## [Aim]
What are the lines from the one with "Output the Python" through the one with "mec='#1a1a1a', mew=1.4, zorder=3)", inclusive? Output them exactly, and leave out the pictures.

## [Records provided]
++++++

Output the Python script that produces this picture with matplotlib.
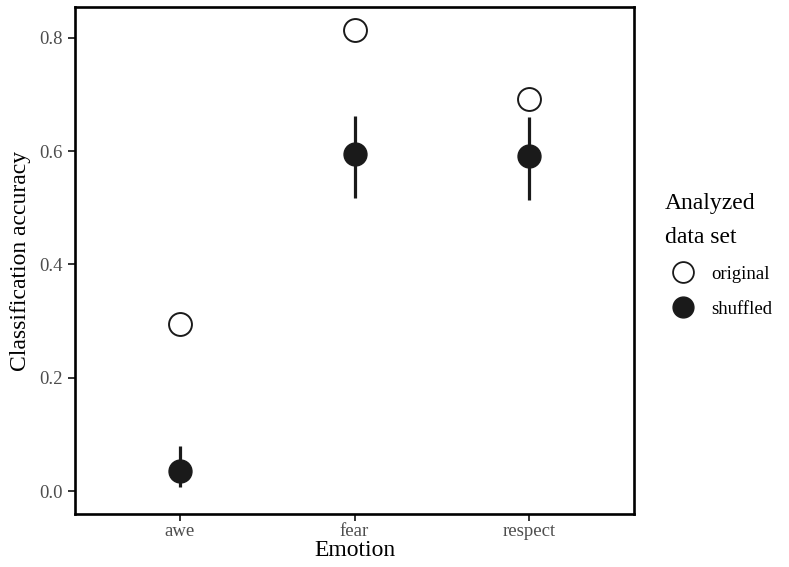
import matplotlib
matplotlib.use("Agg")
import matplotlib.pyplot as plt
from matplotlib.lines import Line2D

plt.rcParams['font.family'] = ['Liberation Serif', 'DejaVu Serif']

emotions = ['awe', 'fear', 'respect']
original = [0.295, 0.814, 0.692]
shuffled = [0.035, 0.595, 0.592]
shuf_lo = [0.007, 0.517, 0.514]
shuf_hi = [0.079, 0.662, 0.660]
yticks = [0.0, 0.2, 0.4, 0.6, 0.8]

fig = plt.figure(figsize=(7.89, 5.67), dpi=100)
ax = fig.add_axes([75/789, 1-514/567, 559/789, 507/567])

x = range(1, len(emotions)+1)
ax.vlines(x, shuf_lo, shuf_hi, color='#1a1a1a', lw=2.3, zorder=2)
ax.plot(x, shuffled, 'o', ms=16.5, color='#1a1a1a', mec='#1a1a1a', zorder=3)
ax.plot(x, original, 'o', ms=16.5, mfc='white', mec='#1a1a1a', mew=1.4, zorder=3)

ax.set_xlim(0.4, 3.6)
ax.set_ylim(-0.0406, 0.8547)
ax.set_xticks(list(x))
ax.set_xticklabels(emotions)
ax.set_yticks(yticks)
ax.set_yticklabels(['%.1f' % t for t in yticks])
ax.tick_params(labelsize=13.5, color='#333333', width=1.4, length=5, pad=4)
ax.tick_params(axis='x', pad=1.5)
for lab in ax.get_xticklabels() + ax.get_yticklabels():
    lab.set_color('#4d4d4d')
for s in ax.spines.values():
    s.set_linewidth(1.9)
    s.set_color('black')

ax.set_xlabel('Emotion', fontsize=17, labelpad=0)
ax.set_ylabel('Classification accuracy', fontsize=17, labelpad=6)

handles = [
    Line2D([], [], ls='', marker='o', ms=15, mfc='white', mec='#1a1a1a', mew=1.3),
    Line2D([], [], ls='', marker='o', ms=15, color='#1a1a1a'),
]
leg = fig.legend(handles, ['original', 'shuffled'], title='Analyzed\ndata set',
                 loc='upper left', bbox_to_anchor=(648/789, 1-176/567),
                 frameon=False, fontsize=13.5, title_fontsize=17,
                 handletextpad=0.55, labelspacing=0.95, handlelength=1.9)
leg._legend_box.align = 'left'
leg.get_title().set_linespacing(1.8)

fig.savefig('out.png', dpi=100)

++++++

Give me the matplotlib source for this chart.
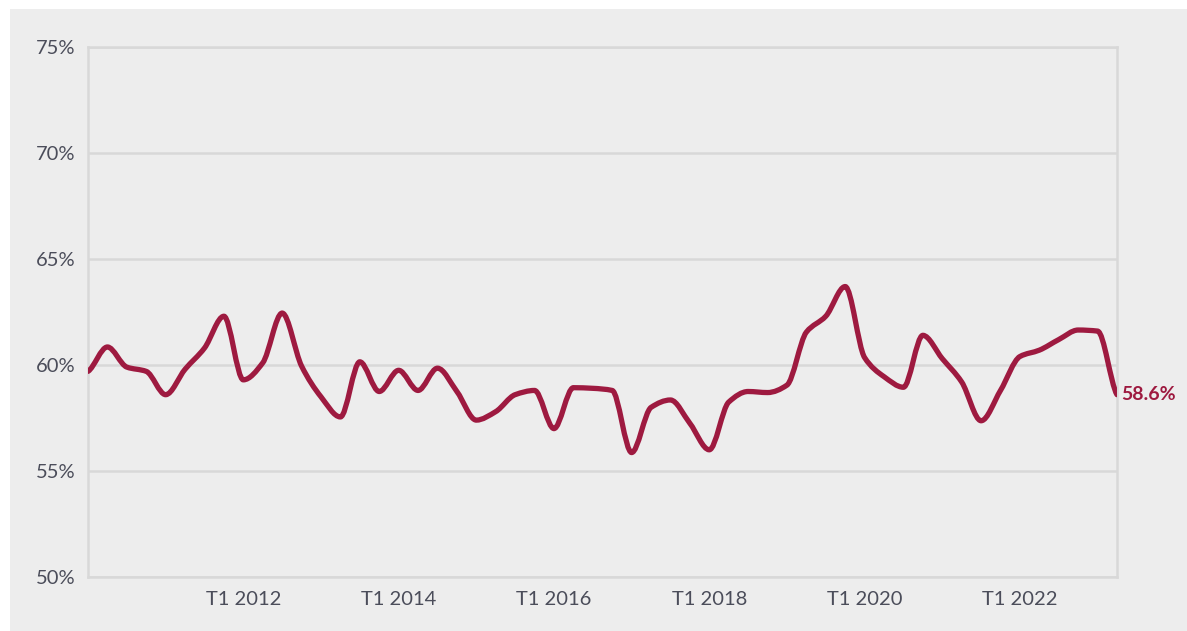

++++++

## [Answer to the task]
Output the Python script that produces this picture with matplotlib.
import matplotlib
matplotlib.use("Agg")
import matplotlib.pyplot as plt
from matplotlib.lines import Line2D

plt.rcParams['font.family'] = ['Liberation Serif', 'DejaVu Serif']

emotions = ['awe', 'fear', 'respect']
original = [0.295, 0.814, 0.692]
shuffled = [0.035, 0.595, 0.592]
shuf_lo = [0.007, 0.517, 0.514]
shuf_hi = [0.079, 0.662, 0.660]
yticks = [0.0, 0.2, 0.4, 0.6, 0.8]

fig = plt.figure(figsize=(7.89, 5.67), dpi=100)
ax = fig.add_axes([75/789, 1-514/567, 559/789, 507/567])

x = range(1, len(emotions)+1)
ax.vlines(x, shuf_lo, shuf_hi, color='#1a1a1a', lw=2.3, zorder=2)
ax.plot(x, shuffled, 'o', ms=16.5, color='#1a1a1a', mec='#1a1a1a', zorder=3)
ax.plot(x, original, 'o', ms=16.5, mfc='white', mec='#1a1a1a', mew=1.4, zorder=3)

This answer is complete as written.